Electric Hawaii seeks to challenge and to invigorate, simultaneously. And in the end you’ll find pleasure, pain, and a verifiable love for pop music without boundaries.
On their sophomore album, If You Wanna Die Then I Wanna Die, the Cosmonauts use pile driving riffs and electric fuzz soaked in sludge to first grab your attention, and then hold it mercilessly for the next 30 minutes.
I’m hesitant to refer to them as Punk with such a heavy, psychedelic spin to their songs, but their attitude is Punk 200%. “Flowerbomb,” for instance, clearly falls into one of those ear shattering, guitar shredding, speed opus’ where punk has always thrived. But the Cosmonauts consistently shine when reverb is applied generously while the guitars bend and bleed with piles of distortion. For instance, “Dreamboat” snarls and shakes like a pissed off Wolverine. For fans of the Black Angels or scuzz rock and roll, the Cosmonauts want to be your friends.
Amid the swirling, sensory overload mounted in TEEN’s debut album, In Limbo, the Brooklyn quartet put forth one of the years most alluring avant garde-pop album. Each track seems to swell organically through repetitions of psychedelic exit music and spaced out vocals.

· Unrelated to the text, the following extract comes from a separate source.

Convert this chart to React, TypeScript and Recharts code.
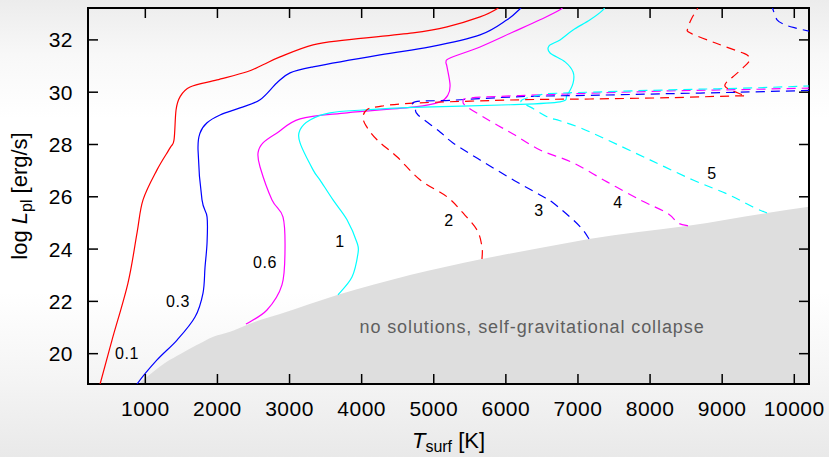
import React from 'react';
import {
  ComposedChart,
  XAxis,
  YAxis,
  Line,
  Area,
  ReferenceArea,
  ReferenceDot,
} from 'recharts';

// Axis ranges (surface temperature in K, log luminosity in erg/s)
const X_MIN = 205;
const X_MAX = 10204;
const Y_MIN = 18.84;
const Y_MAX = 33.22;
const X_TICKS = [1000, 2000, 3000, 4000, 5000, 6000, 7000, 8000, 9000, 10000];
const Y_TICKS = [20, 22, 24, 26, 28, 30, 32];

// Lower limit of the solution space: below it the envelope collapses
const COLLAPSE_EDGE: [number, number][] = [
  [903, 18.84], [1111, 19.31], [1297, 19.69], [1481, 19.98], [1713, 20.33],
  [1943, 20.65], [2175, 20.84], [2406, 21.1], [2636, 21.33], [2868, 21.52],
  [3672, 22.25], [5669, 23.62], [6473, 24.04], [7153, 24.39], [8526, 24.89],
  [9621, 25.38], [10204, 25.62],
];

// Contours, solid family
const C_01: [number, number][] = [
  [359, 18.61], [373, 18.84], [538, 20.52], [760, 22.71], [885, 24.62],
  [968, 25.88], [1162, 27.03], [1343, 27.87], [1398, 28.18], [1426, 29.32],
  [1481, 29.82], [1620, 30.2], [1995, 30.47], [2411, 30.78], [2632, 31.05],
  [2868, 31.35], [3326, 31.81], [3797, 32.0], [4713, 32.27], [5184, 32.5],
  [5642, 32.88], [5878, 33.19], [5920, 33.38],
];
const C_03: [number, number][] = [
  [857, 18.61], [885, 18.84], [1162, 19.76], [1440, 20.52], [1689, 21.4], [1800, 22.32],
  [1828, 23.31], [1856, 24.24], [1856, 25.23], [1786, 25.88], [1731, 27.79],
  [1759, 28.44], [1856, 28.83], [2036, 29.13], [2313, 29.4], [2591, 29.71],
  [2826, 30.36], [3007, 30.74], [3326, 30.97], [4255, 31.43], [4948, 31.73],
  [5642, 32.19], [6017, 32.77], [6197, 33.19], [6253, 33.38],
];
const C_06: [number, number][] = [
  [2396, 21.13], [2687, 21.67], [2895, 22.63], [2937, 23.97], [2909, 25.23],
  [2757, 25.88], [2591, 27.14], [2563, 27.68], [2632, 28.06], [2826, 28.44],
  [3146, 28.98], [3797, 29.21], [4740, 29.44], [5087, 29.63], [5198, 29.9],
  [5226, 30.28], [5184, 30.97], [5170, 31.16], [5226, 31.31], [5642, 31.73],
  [6100, 32.3], [6474, 32.77], [6751, 33.15], [6821, 33.38],
];
const C_1: [number, number][] = [
  [3672, 22.25], [3866, 22.93], [3950, 23.85], [3936, 24.24], [3797, 25.12],
  [3603, 25.88], [3423, 26.64], [3326, 27.03], [3146, 28.06], [3146, 28.56],
  [3284, 28.94], [3561, 29.21], [4019, 29.32], [4713, 29.42], [6058, 29.52],
  [6751, 29.63], [6848, 29.89], [6932, 30.35], [6932, 30.77], [6821, 31.16],
  [6613, 31.5], [6599, 31.77], [6751, 32.0], [6932, 32.38], [7168, 32.77],
  [7348, 33.15], [7390, 33.38],
];

// Contours, dashed family
const C_2: [number, number][] = [
  [5669, 23.62], [5669, 24.08], [5600, 24.73], [5392, 25.42], [5184, 26.0],
  [4809, 26.65], [4490, 27.53], [4213, 28.18], [4060, 28.72], [4019, 29.06],
  [4074, 29.33], [4213, 29.44], [4712, 29.58], [6196, 29.71], [7167, 29.74],
  [8276, 29.79], [9205, 29.86], [9316, 29.84], [9219, 29.97], [9108, 30.09],
  [9038, 30.24], [9066, 30.4], [9149, 30.59], [9288, 30.93], [9385, 31.24],
  [9343, 31.43], [9246, 31.54], [8899, 31.89], [8553, 32.27], [8525, 32.46],
  [8580, 32.84], [8649, 33.15], [8677, 33.38],
];
const C_3: [number, number][] = [
  [7153, 24.39], [7070, 24.73], [6932, 25.12], [6654, 25.77], [6474, 26.07],
  [6100, 26.65], [5642, 27.41], [5267, 28.06], [5087, 28.48], [4782, 29.13],
  [4747, 29.36], [4740, 29.63], [5226, 29.69], [6196, 29.83], [7167, 29.88],
  [8180, 29.94], [9247, 30.0], [10246, 30.07],
];
const C_3_UPPER: [number, number][] = [
  [9678, 33.38], [9706, 33.15], [9761, 32.77], [9872, 32.58], [10010, 32.46],
  [10246, 32.31],
];
const C_4: [number, number][] = [
  [8526, 24.89], [8387, 25.0], [8235, 25.38], [7861, 25.88], [7403, 26.57],
  [6932, 27.3], [6474, 27.79], [6100, 28.4], [5781, 28.9], [5462, 29.44],
  [5406, 29.65], [5503, 29.78], [6196, 29.87], [7167, 29.96], [8276, 30.05],
  [9247, 30.1], [10246, 30.16],
];
const C_5: [number, number][] = [
  [9621, 25.38], [9427, 25.61], [9067, 26.11], [8596, 26.64], [7999, 27.41],
  [7403, 28.18], [7029, 28.64], [6751, 28.91], [6571, 29.06], [6363, 29.4],
  [6210, 29.67], [6474, 29.9], [6710, 29.96], [8276, 30.09], [9247, 30.15],
  [10246, 30.24],
];

// Contour level labels, placed in data coordinates
const LEVEL_LABELS: { text: string; x: number; y: number }[] = [
  { text: '0.1', x: 746, y: 20.03 },
  { text: '0.3', x: 1453, y: 22.02 },
  { text: '0.6', x: 2660, y: 23.51 },
  { text: '1', x: 3700, y: 24.31 },
  { text: '2', x: 5212, y: 25.12 },
  { text: '3', x: 6460, y: 25.5 },
  { text: '4', x: 7556, y: 25.8 },
  { text: '5', x: 8860, y: 26.91 },
];
const REGION_NOTE = { text: 'no solutions, self-gravitational collapse', x: 6363, y: 21.02 };

const toPoints = (rows: [number, number][]) => rows.map(([x, y]) => ({ x, y }));

// Layout
const W = 829;
const H = 457;
const MARGIN = { top: 8, right: 20, bottom: 0, left: 0 };
const Y_AXIS_W = 88;
const X_AXIS_H = 73;
const PLOT_TOP = MARGIN.top;
const PLOT_RIGHT = W - MARGIN.right;
const TICK_LEN = 10;
const FONT = '"Liberation Sans", Arial, Helvetica, sans-serif';

// Catmull-Rom style smoothing through every point (works for paths that fold back in x)
function throughPoints(context: any) {
  let pts: [number, number][] = [];
  return {
    areaStart() {},
    areaEnd() {},
    lineStart() {
      pts = [];
    },
    point(x: number, y: number) {
      pts.push([+x, +y]);
    },
    lineEnd() {
      const n = pts.length;
      if (!n) return;
      context.moveTo(pts[0][0], pts[0][1]);
      if (n === 2) {
        context.lineTo(pts[1][0], pts[1][1]);
        return;
      }
      for (let i = 0; i < n - 1; i++) {
        const p0 = pts[Math.max(i - 1, 0)];
        const p1 = pts[i];
        const p2 = pts[i + 1];
        const p3 = pts[Math.min(i + 2, n - 1)];
        context.bezierCurveTo(
          p1[0] + (p2[0] - p0[0]) / 6,
          p1[1] + (p2[1] - p0[1]) / 6,
          p2[0] - (p3[0] - p1[0]) / 6,
          p2[1] - (p3[1] - p1[1]) / 6,
          p2[0],
          p2[1]
        );
      }
    },
  };
}

const BottomTick = (props: any) => {
  const { x, y, payload } = props;
  return (
    <g>
      <line x1={x} y1={y} x2={x} y2={y - TICK_LEN} stroke="#000" strokeWidth={1.5} />
      <line x1={x} y1={PLOT_TOP} x2={x} y2={PLOT_TOP + TICK_LEN} stroke="#000" strokeWidth={1.5} />
      <text x={x} y={y + 32} textAnchor="middle" fontSize={21} fontFamily={FONT} fill="#000" letterSpacing={0.5}>
        {payload.value}
      </text>
    </g>
  );
};

const LeftTick = (props: any) => {
  const { x, y, payload } = props;
  return (
    <g>
      <line x1={x} y1={y} x2={x + TICK_LEN} y2={y} stroke="#000" strokeWidth={1.5} />
      <line x1={PLOT_RIGHT} y1={y} x2={PLOT_RIGHT - TICK_LEN} y2={y} stroke="#000" strokeWidth={1.5} />
      <text x={x - 15} y={y + 7.5} textAnchor="end" fontSize={21} fontFamily={FONT} fill="#000" letterSpacing={0.5}>
        {payload.value}
      </text>
    </g>
  );
};

const XTitle = (props: any) => {
  const vb = props.viewBox || {};
  const cx = vb.x + vb.width / 2;
  return (
    <text x={cx} y={448} textAnchor="middle" fontSize={22} fontFamily={FONT} fill="#000">
      <tspan fontStyle="italic">T</tspan>
      <tspan fontSize={16} dy={4}>surf</tspan>
      <tspan dy={-4}> [K]</tspan>
    </text>
  );
};

const YTitle = (props: any) => {
  const vb = props.viewBox || {};
  const cy = vb.y + vb.height / 2;
  const cx = 27;
  return (
    <text
      x={cx}
      y={cy}
      transform={`rotate(-90, ${cx}, ${cy})`}
      textAnchor="middle"
      fontSize={22}
      fontFamily={FONT}
      fill="#000"
    >
      log <tspan fontStyle="italic">L</tspan>
      <tspan fontSize={16} dy={5}>pl</tspan>
      <tspan dy={-5}> [erg/s]</tspan>
    </text>
  );
};

const SOLID = [
  { id: 'c01', rows: C_01, color: '#ff0000' },
  { id: 'c03', rows: C_03, color: '#0000ff' },
  { id: 'c06', rows: C_06, color: '#ff00ff' },
  { id: 'c1', rows: C_1, color: '#00ffff' },
];
const DASHED = [
  { id: 'c2', rows: C_2, color: '#ff0000' },
  { id: 'c3', rows: C_3, color: '#0000ff' },
  { id: 'c3u', rows: C_3_UPPER, color: '#0000ff' },
  { id: 'c4', rows: C_4, color: '#ff00ff' },
  { id: 'c5', rows: C_5, color: '#00ffff' },
];

export default function App() {
  return (
    <div
      style={{
        position: 'absolute',
        left: 0,
        top: 0,
        width: W,
        height: H,
        background:
          'linear-gradient(to bottom, #ececec 0%, #f8f8f8 12%, #ffffff 26%, #ffffff 64%, #f5f5f5 82%, #e9e9e9 100%)',
      }}
    >
      <ComposedChart width={W} height={H} margin={MARGIN}>
        <Area
          data={toPoints(COLLAPSE_EDGE)}
          dataKey="y"
          type="monotone"
          baseValue={Y_MIN}
          stroke="none"
          fill="#dedede"
          fillOpacity={1}
          isAnimationActive={false}
          dot={false}
          activeDot={false}
        />
        {SOLID.map((s) => (
          <Line
            key={s.id}
            data={toPoints(s.rows)}
            dataKey="y"
            type={throughPoints as any}
            stroke={s.color}
            strokeWidth={1.2}
            dot={false}
            activeDot={false}
            isAnimationActive={false}
          />
        ))}
        {DASHED.map((s) => (
          <Line
            key={s.id}
            data={toPoints(s.rows)}
            dataKey="y"
            type={throughPoints as any}
            stroke={s.color}
            strokeWidth={1.2}
            strokeDasharray="9 6"
            dot={false}
            activeDot={false}
            isAnimationActive={false}
          />
        ))}
        <XAxis
          type="number"
          dataKey="x"
          domain={[X_MIN, X_MAX]}
          ticks={X_TICKS}
          allowDataOverflow
          height={X_AXIS_H}
          tickSize={0}
          tickMargin={0}
          tickLine={false}
          axisLine={false}
          tick={BottomTick}
          interval={0}
          label={<XTitle />}
        />
        <YAxis
          type="number"
          domain={[Y_MIN, Y_MAX]}
          ticks={Y_TICKS}
          allowDataOverflow
          width={Y_AXIS_W}
          tickSize={0}
          tickMargin={0}
          tickLine={false}
          axisLine={false}
          tick={LeftTick}
          interval={0}
          label={<YTitle />}
        />
        {LEVEL_LABELS.map((l) => (
          <ReferenceDot
            key={l.text}
            x={l.x}
            y={l.y}
            r={0}
            ifOverflow="visible"
            shape={(p: any) => (
              <text
                x={p.cx}
                y={p.cy + 5.8}
                textAnchor="middle"
                fontSize={16}
                letterSpacing={0.6}
                fontFamily={FONT}
                fill="#000"
              >
                {l.text}
              </text>
            )}
          />
        ))}
        <ReferenceDot
          x={REGION_NOTE.x}
          y={REGION_NOTE.y}
          r={0}
          ifOverflow="visible"
          shape={(p: any) => (
            <text
              x={p.cx}
              y={p.cy + 6}
              textAnchor="middle"
              fontSize={18}
              letterSpacing={0.9}
              fontFamily={FONT}
              fill="#5f5f5f"
            >
              {REGION_NOTE.text}
            </text>
          )}
        />
        <ReferenceArea
          x1={X_MIN}
          x2={X_MAX}
          y1={Y_MIN}
          y2={Y_MAX}
          fill="none"
          fillOpacity={0}
          stroke="#000"
          strokeWidth={2}
          ifOverflow="visible"
        />
      </ComposedChart>
    </div>
  );
}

The album has this genuine classic pop sensibility in songs like “Charlie,” but also a really informal wash of electronics and layered vocals as present in “Sleep Is Noise.” Much of the album is constructed similarly. “Why, Why, Why” is a powerful romantic plea that climaxes for a full 2 minutes with gorgeous vocals, shattered guitars, and a brigade of industrial effects. Clearly, one of the most exciting songs released in 2012.
You may try to convince yourself you’ve heard TEEN’s sampling, vocal styles, or musical structure before. Check your ego at the door and feel free to get lost in wave after wave of atmospheric pop.